> **REQUIREMENT**:
Open with the line that has "Rebuild this chart"; close with the line that has "const voltR1 = [0.9, 0.9];". Retype those lines exactly, images excluded.

··· PROVIDED DATA

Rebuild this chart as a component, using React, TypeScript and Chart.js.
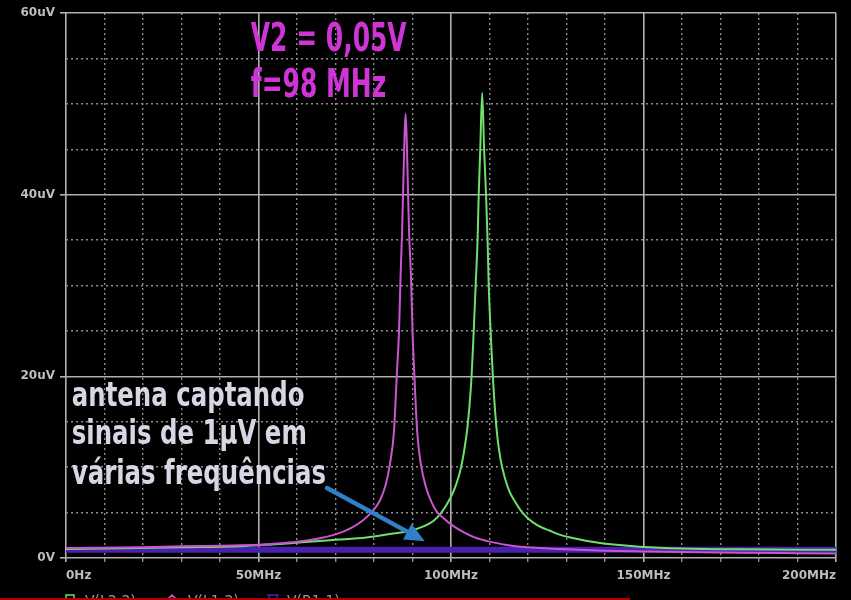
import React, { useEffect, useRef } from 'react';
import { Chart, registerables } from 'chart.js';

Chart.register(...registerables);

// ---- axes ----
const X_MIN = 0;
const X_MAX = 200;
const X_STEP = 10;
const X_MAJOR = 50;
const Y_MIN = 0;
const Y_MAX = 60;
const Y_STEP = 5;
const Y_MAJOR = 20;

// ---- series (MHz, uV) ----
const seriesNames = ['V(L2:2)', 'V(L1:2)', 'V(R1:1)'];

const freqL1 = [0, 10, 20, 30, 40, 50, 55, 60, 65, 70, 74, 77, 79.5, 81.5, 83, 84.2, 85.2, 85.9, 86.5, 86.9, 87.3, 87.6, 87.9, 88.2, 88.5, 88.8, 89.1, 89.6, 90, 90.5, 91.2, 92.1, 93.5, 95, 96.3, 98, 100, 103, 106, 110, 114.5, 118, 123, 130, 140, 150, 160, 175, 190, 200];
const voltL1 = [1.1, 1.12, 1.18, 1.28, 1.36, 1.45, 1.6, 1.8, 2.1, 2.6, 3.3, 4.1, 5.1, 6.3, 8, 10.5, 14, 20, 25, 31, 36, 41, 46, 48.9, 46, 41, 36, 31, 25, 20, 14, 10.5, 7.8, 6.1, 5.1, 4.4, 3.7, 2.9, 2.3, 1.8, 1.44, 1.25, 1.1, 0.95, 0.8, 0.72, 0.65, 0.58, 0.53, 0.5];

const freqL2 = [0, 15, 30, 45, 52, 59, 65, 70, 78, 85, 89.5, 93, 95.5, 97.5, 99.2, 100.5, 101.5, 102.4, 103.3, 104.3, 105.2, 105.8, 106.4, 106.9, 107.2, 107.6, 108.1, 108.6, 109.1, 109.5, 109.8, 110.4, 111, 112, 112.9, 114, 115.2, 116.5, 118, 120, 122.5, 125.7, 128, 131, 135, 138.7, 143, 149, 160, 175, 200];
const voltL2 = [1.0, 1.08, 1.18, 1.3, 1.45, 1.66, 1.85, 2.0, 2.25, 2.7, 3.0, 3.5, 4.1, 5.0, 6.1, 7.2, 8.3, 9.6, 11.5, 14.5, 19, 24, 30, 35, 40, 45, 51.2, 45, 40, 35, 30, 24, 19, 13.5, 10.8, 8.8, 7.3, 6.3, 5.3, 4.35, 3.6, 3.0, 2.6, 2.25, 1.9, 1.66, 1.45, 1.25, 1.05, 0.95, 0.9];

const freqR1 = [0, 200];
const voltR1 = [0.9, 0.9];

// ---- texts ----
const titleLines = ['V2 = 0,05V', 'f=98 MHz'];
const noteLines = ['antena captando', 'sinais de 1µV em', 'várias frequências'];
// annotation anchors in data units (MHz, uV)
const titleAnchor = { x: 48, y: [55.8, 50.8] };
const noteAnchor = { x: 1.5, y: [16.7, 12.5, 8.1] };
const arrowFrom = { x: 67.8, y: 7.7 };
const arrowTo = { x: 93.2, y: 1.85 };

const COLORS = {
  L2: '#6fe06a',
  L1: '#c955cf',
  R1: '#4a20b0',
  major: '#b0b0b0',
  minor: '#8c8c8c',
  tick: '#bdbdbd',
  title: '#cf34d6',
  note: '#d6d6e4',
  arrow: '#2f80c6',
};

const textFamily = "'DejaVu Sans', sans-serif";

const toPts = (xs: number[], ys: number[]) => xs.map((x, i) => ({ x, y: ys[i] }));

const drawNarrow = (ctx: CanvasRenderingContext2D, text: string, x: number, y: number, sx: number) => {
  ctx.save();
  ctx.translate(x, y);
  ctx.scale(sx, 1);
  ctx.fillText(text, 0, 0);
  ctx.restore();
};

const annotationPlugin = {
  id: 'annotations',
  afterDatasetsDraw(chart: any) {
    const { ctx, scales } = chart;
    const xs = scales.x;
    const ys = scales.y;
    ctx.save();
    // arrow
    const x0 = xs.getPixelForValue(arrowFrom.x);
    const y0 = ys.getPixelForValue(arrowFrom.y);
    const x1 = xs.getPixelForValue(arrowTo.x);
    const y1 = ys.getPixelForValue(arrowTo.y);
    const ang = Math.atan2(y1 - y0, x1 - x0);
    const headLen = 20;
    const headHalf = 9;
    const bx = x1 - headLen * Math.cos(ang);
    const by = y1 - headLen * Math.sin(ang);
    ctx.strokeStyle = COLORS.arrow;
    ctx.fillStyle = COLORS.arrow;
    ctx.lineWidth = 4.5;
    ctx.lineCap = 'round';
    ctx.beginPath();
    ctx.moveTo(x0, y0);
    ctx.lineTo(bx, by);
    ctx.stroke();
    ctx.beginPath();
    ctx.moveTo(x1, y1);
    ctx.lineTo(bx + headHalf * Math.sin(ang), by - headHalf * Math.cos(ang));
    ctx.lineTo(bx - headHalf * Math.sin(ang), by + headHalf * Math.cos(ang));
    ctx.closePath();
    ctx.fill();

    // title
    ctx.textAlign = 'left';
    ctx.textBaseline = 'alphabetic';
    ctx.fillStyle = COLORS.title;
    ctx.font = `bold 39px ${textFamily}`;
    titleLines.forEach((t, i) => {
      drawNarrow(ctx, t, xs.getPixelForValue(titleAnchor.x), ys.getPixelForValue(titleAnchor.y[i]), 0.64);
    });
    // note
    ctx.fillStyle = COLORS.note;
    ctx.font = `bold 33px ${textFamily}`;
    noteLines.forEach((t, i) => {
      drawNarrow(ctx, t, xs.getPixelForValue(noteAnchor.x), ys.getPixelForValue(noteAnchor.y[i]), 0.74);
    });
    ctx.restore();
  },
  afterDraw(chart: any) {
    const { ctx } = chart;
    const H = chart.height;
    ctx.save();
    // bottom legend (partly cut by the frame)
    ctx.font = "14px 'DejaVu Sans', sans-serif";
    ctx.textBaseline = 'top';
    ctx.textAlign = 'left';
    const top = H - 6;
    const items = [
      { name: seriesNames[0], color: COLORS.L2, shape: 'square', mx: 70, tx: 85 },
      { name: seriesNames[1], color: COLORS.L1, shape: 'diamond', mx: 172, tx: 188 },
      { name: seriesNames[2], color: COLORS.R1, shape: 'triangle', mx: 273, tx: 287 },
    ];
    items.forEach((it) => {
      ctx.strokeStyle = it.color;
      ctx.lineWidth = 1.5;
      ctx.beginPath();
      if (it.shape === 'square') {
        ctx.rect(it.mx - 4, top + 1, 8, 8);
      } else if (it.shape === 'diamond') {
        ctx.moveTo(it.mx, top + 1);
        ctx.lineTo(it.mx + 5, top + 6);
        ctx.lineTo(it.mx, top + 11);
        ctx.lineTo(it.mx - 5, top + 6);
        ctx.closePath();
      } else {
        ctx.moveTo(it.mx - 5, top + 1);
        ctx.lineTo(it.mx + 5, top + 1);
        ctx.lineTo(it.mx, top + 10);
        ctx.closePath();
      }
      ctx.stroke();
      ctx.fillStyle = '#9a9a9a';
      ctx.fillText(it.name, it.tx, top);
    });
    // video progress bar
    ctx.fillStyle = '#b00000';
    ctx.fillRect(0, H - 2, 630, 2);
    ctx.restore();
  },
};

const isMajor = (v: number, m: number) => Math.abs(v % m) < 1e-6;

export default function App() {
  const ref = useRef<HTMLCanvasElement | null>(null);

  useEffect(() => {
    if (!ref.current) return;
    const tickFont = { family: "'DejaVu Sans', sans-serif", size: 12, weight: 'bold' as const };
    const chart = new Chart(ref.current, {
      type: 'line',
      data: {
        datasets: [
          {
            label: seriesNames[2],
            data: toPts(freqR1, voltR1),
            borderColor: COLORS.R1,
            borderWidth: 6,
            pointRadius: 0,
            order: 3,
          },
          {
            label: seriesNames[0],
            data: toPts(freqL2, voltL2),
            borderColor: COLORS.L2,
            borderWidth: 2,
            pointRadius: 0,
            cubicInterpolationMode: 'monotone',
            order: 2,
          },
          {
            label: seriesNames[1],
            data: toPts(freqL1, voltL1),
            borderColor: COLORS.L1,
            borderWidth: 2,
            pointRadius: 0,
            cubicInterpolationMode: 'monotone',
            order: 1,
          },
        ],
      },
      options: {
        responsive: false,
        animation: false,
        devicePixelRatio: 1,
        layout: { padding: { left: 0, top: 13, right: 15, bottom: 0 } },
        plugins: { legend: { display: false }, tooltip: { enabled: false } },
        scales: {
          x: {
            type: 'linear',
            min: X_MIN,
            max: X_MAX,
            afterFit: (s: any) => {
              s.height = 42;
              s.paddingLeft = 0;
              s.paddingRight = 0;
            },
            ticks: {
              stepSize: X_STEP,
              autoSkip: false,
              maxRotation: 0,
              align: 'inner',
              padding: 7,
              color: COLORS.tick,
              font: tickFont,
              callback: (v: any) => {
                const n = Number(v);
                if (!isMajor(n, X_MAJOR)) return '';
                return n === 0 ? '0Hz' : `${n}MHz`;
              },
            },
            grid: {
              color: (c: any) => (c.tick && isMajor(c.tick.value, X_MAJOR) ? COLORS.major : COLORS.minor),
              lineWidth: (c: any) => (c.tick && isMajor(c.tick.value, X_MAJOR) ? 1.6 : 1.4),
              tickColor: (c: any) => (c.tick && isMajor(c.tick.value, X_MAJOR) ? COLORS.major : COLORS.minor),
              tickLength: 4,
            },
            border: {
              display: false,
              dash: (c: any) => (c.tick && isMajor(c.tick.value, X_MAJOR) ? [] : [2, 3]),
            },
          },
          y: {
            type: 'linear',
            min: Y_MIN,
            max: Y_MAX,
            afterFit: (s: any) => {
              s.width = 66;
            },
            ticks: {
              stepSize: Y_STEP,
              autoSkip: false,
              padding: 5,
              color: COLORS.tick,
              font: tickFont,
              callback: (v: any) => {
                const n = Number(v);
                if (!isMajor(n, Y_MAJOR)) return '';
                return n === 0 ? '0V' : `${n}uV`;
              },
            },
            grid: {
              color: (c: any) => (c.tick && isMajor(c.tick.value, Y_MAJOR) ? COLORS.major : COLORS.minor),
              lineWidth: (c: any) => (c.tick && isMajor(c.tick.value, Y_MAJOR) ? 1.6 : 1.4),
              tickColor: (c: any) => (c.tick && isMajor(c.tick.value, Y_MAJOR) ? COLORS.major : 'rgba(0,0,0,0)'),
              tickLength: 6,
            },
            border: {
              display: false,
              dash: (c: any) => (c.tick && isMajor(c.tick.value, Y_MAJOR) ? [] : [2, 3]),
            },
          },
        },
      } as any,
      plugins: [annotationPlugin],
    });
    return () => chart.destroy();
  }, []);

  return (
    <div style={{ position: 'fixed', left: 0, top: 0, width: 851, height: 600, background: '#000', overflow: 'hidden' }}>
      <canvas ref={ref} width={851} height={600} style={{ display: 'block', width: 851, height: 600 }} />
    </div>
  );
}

······
··· PROVIDED DATA

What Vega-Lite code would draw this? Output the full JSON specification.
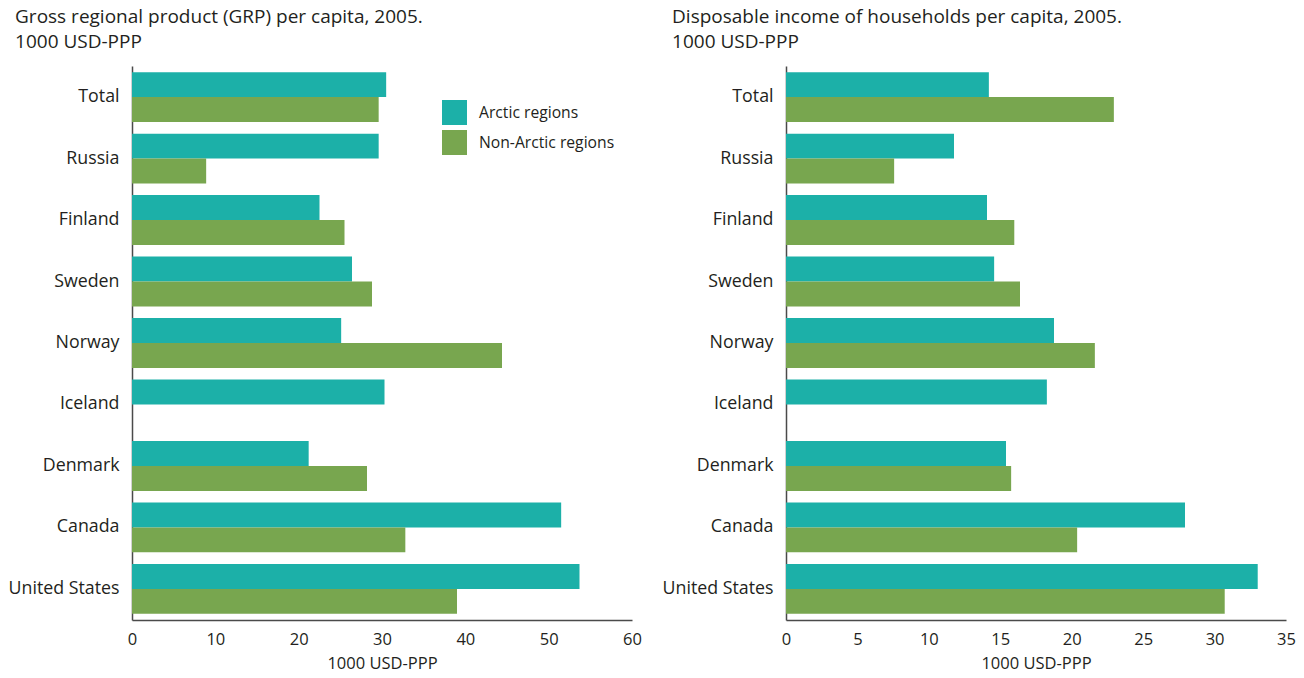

······

> **EXERCISE SOLUTION**:
Rebuild this chart as a component, using React, TypeScript and Chart.js.
import React, { useEffect, useRef } from 'react';
import { Chart, registerables } from 'chart.js';

Chart.register(...registerables);

// ---- axes ----
const X_MIN = 0;
const X_MAX = 200;
const X_STEP = 10;
const X_MAJOR = 50;
const Y_MIN = 0;
const Y_MAX = 60;
const Y_STEP = 5;
const Y_MAJOR = 20;

// ---- series (MHz, uV) ----
const seriesNames = ['V(L2:2)', 'V(L1:2)', 'V(R1:1)'];

const freqL1 = [0, 10, 20, 30, 40, 50, 55, 60, 65, 70, 74, 77, 79.5, 81.5, 83, 84.2, 85.2, 85.9, 86.5, 86.9, 87.3, 87.6, 87.9, 88.2, 88.5, 88.8, 89.1, 89.6, 90, 90.5, 91.2, 92.1, 93.5, 95, 96.3, 98, 100, 103, 106, 110, 114.5, 118, 123, 130, 140, 150, 160, 175, 190, 200];
const voltL1 = [1.1, 1.12, 1.18, 1.28, 1.36, 1.45, 1.6, 1.8, 2.1, 2.6, 3.3, 4.1, 5.1, 6.3, 8, 10.5, 14, 20, 25, 31, 36, 41, 46, 48.9, 46, 41, 36, 31, 25, 20, 14, 10.5, 7.8, 6.1, 5.1, 4.4, 3.7, 2.9, 2.3, 1.8, 1.44, 1.25, 1.1, 0.95, 0.8, 0.72, 0.65, 0.58, 0.53, 0.5];

const freqL2 = [0, 15, 30, 45, 52, 59, 65, 70, 78, 85, 89.5, 93, 95.5, 97.5, 99.2, 100.5, 101.5, 102.4, 103.3, 104.3, 105.2, 105.8, 106.4, 106.9, 107.2, 107.6, 108.1, 108.6, 109.1, 109.5, 109.8, 110.4, 111, 112, 112.9, 114, 115.2, 116.5, 118, 120, 122.5, 125.7, 128, 131, 135, 138.7, 143, 149, 160, 175, 200];
const voltL2 = [1.0, 1.08, 1.18, 1.3, 1.45, 1.66, 1.85, 2.0, 2.25, 2.7, 3.0, 3.5, 4.1, 5.0, 6.1, 7.2, 8.3, 9.6, 11.5, 14.5, 19, 24, 30, 35, 40, 45, 51.2, 45, 40, 35, 30, 24, 19, 13.5, 10.8, 8.8, 7.3, 6.3, 5.3, 4.35, 3.6, 3.0, 2.6, 2.25, 1.9, 1.66, 1.45, 1.25, 1.05, 0.95, 0.9];

const freqR1 = [0, 200];
const voltR1 = [0.9, 0.9];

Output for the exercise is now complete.